SEBI Revamps IPO Anchor Investor Norms; Raises Reservation Limit to 40% to Boost Domestic Participation

SEBI Revamps IPO Anchor Investor Norms; Raises Reservation Limit to 40% to Boost Domestic Participation

SEBI Revamps IPO Anchor Investor Norms; Raises Reservation Limit to 40% to Boost Domestic Participation.

SEBI has revised IPO anchor investor norms by increasing the reservation limit from 33% to 40%, with dedicated allocation for mutual funds, insurers, and pension funds. The new ICDR regulations effective from November 30, 2025, aim to deepen domestic institutional participation, improve IPO price discovery, and strengthen India’s capital markets.

The Securities and Exchange Board of India (SEBI) has amended its regulations to increase the overall anchor investor reservation in initial public offerings (IPOs) to 40% from the previous 33%, with a specific earmark for domestic institutional investors. These changes, which are part of the amended Issue of Capital and Disclosure Requirements (ICDR) norms, are effective from November 30, 2025.

In a significant move to deepen domestic institutional participation in the primary market, the Securities and Exchange Board of India (SEBI) has amended its regulations governing the allocation framework for anchor investors in initial public offerings (IPOs).

The capital markets regulator has increased the total anchor investor reservation to 40% from 33% earlier, aiming to give a stronger foothold to homegrown institutional investors such as mutual funds, insurance companies, and pension funds.

Revised Allocation Framework:

Under the revamped structure, 33% of the anchor investor quota will be reserved exclusively for mutual funds, while 7% will be earmarked for insurers and pension funds.

According to SEBI’s notification issued on October 31, if the 7% quota for insurers and pension funds remains unsubscribed, it will automatically be reallocated to mutual funds, ensuring optimal utilization of the anchor portion.

This change is expected to enhance the depth and stability of IPO demand, as domestic institutional investors play a crucial role in setting price signals and instilling confidence among retail and foreign investors.

Higher Limit on Number of Anchor Investors:

SEBI has also liberalized the number of anchor investors allowed for larger IPOs. For public issues where the anchor portion exceeds ₹250 crore, the number of permitted anchor investors has been increased from 10 to 15 per ₹250 crore of anchor book size.

This means that for IPOs with allocations up to ₹250 crore, a minimum of 5 and a maximum of 15 anchor investors can participate.

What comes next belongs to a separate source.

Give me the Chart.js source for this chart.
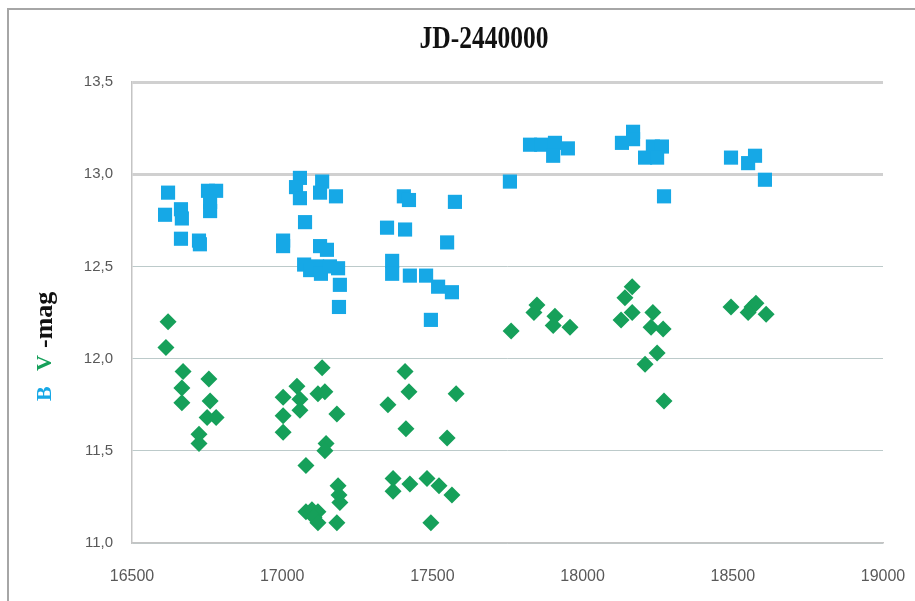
<!DOCTYPE html>
<html>
<head>
<meta charset="utf-8">
<script src="https://cdn.jsdelivr.net/npm/chart.js@4/dist/chart.umd.min.js"></script>
<style>
html,body{margin:0;padding:0;background:#fff;}
#wrap{width:915px;height:601px;position:relative;}
</style>
</head>
<body>
<div id="wrap"><canvas id="c" width="915" height="601"></canvas></div>
<script>
// ---- data ----
const chartTitle = "JD-2440000";
const yTitleParts = ["B", "V", "-mag"];
const xTicks = [16500, 17000, 17500, 18000, 18500, 19000];
const yTicks = [11.0, 11.5, 12.0, 12.5, 13.0, 13.5];

const bJD = [16620,16610,16663,16666,16663,16723,16726,16753,16780,16760,16760,
  17059,17046,17059,17133,17126,17179,17076,17003,17003,17126,17149,17073,17093,17116,17129,17159,17186,17192,17189,
  17405,17422,17575,17349,17409,17549,17366,17366,17425,17479,17519,17565,17495,
  17758,17825,17862,17908,17902,17951,
  18131,18168,18168,18208,18234,18264,18248,18271,
  18494,18551,18574,18607];
const bMag = [12.90,12.78,12.81,12.76,12.65,12.64,12.62,12.91,12.91,12.85,12.80,
  12.98,12.93,12.87,12.96,12.90,12.88,12.74,12.64,12.61,12.61,12.59,12.51,12.48,12.50,12.46,12.50,12.49,12.40,12.28,
  12.88,12.86,12.85,12.71,12.70,12.63,12.53,12.46,12.45,12.45,12.39,12.36,12.21,
  12.96,13.16,13.16,13.17,13.10,13.14,
  13.17,13.23,13.19,13.09,13.15,13.15,13.09,12.88,
  13.09,13.06,13.10,12.97];

const vJD = [16620,16613,16670,16666,16666,16756,16760,16750,16780,16723,16723,
  17133,17049,17003,17059,17059,17119,17142,17003,17003,17182,17146,17142,17079,17186,17189,17192,17079,17099,17119,17106,17119,17182,
  17409,17422,17352,17579,17412,17549,17369,17369,17425,17482,17522,17565,17495,
  17762,17848,17838,17908,17902,17958,
  18165,18141,18165,18128,18234,18228,18268,18248,18208,18271,
  18494,18564,18551,18577,18611];
const vMag = [12.20,12.06,11.93,11.84,11.76,11.89,11.77,11.68,11.68,11.59,11.54,
  11.95,11.85,11.79,11.78,11.72,11.81,11.82,11.69,11.60,11.70,11.54,11.50,11.42,11.31,11.26,11.22,11.17,11.18,11.17,11.14,11.11,11.11,
  11.93,11.82,11.75,11.81,11.62,11.57,11.35,11.28,11.32,11.35,11.31,11.26,11.11,
  12.15,12.29,12.25,12.23,12.18,12.17,
  12.39,12.33,12.25,12.21,12.25,12.17,12.16,12.03,11.97,11.77,
  12.28,12.28,12.25,12.30,12.24];

const BLUE = 'rgb(22,168,230)';
const GREEN = 'rgb(22,160,90)';

const toPts = (xs, ys) => xs.map((x, i) => ({x: x, y: ys[i]}));

const decor = {
  id: 'decor',
  beforeDraw(chart) {
    const ctx = chart.ctx;
    ctx.save();
    ctx.fillStyle = '#fff';
    ctx.fillRect(0, 0, chart.width, chart.height);
    ctx.strokeStyle = '#a6a6a6';
    ctx.lineWidth = 2;
    ctx.beginPath();
    ctx.moveTo(8, 700); ctx.lineTo(8, 9); ctx.lineTo(1000, 9);
    ctx.stroke();
    ctx.restore();
  },
  afterDraw(chart) {
    const ctx = chart.ctx;
    ctx.save();
    // title
    ctx.fillStyle = '#111';
    ctx.font = 'bold 30px "Liberation Serif"';
    ctx.textAlign = 'center';
    ctx.textBaseline = 'middle';
    ctx.translate(484, 40);
    ctx.scale(0.85, 1.05);
    ctx.fillText(chartTitle, 0, 0);
    ctx.restore();
    // y title
    ctx.save();
    ctx.translate(45, 0);
    ctx.rotate(-Math.PI / 2);
    ctx.textBaseline = 'middle';
    ctx.textAlign = 'left';
    const cols = [BLUE, GREEN, '#111'];
    const starts = [-401, -371, -348];
    const sizes = [22, 22, 26];
    yTitleParts.forEach((t, i) => {
      ctx.font = 'bold ' + sizes[i] + 'px "Liberation Serif"';
      ctx.fillStyle = cols[i];
      ctx.fillText(t, starts[i], 0);
    });
    ctx.restore();
  }
};

new Chart(document.getElementById('c'), {
  type: 'scatter',
  data: {
    datasets: [
      { label: 'B', data: toPts(bJD, bMag), pointStyle: 'rect', pointRadius: 10, pointHoverRadius: 10,
        backgroundColor: BLUE, borderWidth: 0, borderColor: BLUE },
      { label: 'V', data: toPts(vJD, vMag), pointStyle: 'rectRot', pointRadius: 8.5, pointHoverRadius: 8.5,
        backgroundColor: GREEN, borderWidth: 0, borderColor: GREEN }
    ]
  },
  options: {
    responsive: false,
    animation: false,
    events: [],
    layout: { padding: { left: 0, right: 32, top: 82, bottom: 0 } },
    plugins: { legend: { display: false }, tooltip: { enabled: false }, title: { display: false } },
    scales: {
      x: {
        type: 'linear', min: 16500, max: 19000,
        afterBuildTicks: s => { s.ticks = xTicks.map(v => ({value: v})); },
        afterFit: s => { s.height = 58; s.paddingLeft = 0; s.paddingRight = 0; },
        grid: { display: false, drawTicks: false },
        border: { display: true, color: '#c4c4c4', width: 1.5 },
        ticks: { padding: 24, color: '#595959', font: { family: '"Liberation Sans"', size: 16 },
          callback: v => String(v), maxRotation: 0 }
      },
      y: {
        type: 'linear', min: 11, max: 13.5,
        afterBuildTicks: s => { s.ticks = yTicks.map(v => ({value: v})); },
        afterFit: s => { s.width = 132; s.paddingTop = 0; s.paddingBottom = 0; },
        grid: {
          drawTicks: false,
          color: c => (c.tick && c.tick.value >= 13) ? '#d0d0d0' : '#bccaca',
          lineWidth: c => (c.tick && c.tick.value >= 13) ? 3 : 1
        },
        border: { display: true, color: '#c4c4c4', width: 1.5 },
        ticks: { padding: 19, color: '#595959', font: { family: '"Liberation Sans"', size: 15 },
          callback: v => v.toFixed(1).replace('.', ',') }
      }
    }
  },
  plugins: [decor]
});
</script>
</body>
</html>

For every additional ₹250 crore or part thereof, another 15 investors will be permitted—subject to a minimum allotment of ₹5 crore per investor.

The move seeks to broaden the base of long-term institutional investors, improve price discovery, and reduce concentration risks in anchor allotments.

Encouraging Broader Institutional Participation:

Anchor investors typically large institutions who subscribe to shares before the IPO opens to the public are key to lending credibility to new listings. By expanding the scope and reservation for domestic institutions, SEBI aims to strengthen the participation of local players and reduce reliance on foreign institutional anchors.

The regulator’s reform aligns with its broader agenda of deepening India’s capital markets, improving liquidity, and enhancing investor confidence ahead of a strong IPO pipeline in the coming quarters.

Market Impact and Industry Reaction:

Market experts view the amendment as a progressive and timely reform.
According to analysts, the increased reservation for domestic institutional investors will encourage higher long-term participation, bring greater stability to IPO pricing, and align India’s primary market framework with global best practices.

“The increased anchor investor flexibility will likely attract more institutional capital and improve price discovery in large IPOs,” said a senior fund manager at a leading mutual fund house.

The Road Ahead:

With India’s equity markets witnessing a robust IPO calendar and growing retail enthusiasm, SEBI’s latest reform is expected to further bolster institutional depth and participation. The changes also reflect the regulator’s ongoing efforts to create a more inclusive and resilient capital market ecosystem.

The revised norms come at a time when several high-value IPOs are lined up for 2025, and the move could help ensure stronger domestic ownership in upcoming listings.

SEBI has strengthened India’s IPO ecosystem by increasing the anchor investor reservation limit from 33% to 40% under the revised ICDR regulations effective November 30, 2025. The reform aims to boost participation from domestic institutional investors including mutual funds, insurers, and pension funds while improving price discovery and market stability in upcoming IPOs.
A major step toward deepening India’s capital markets and encouraging long-term institutional participation.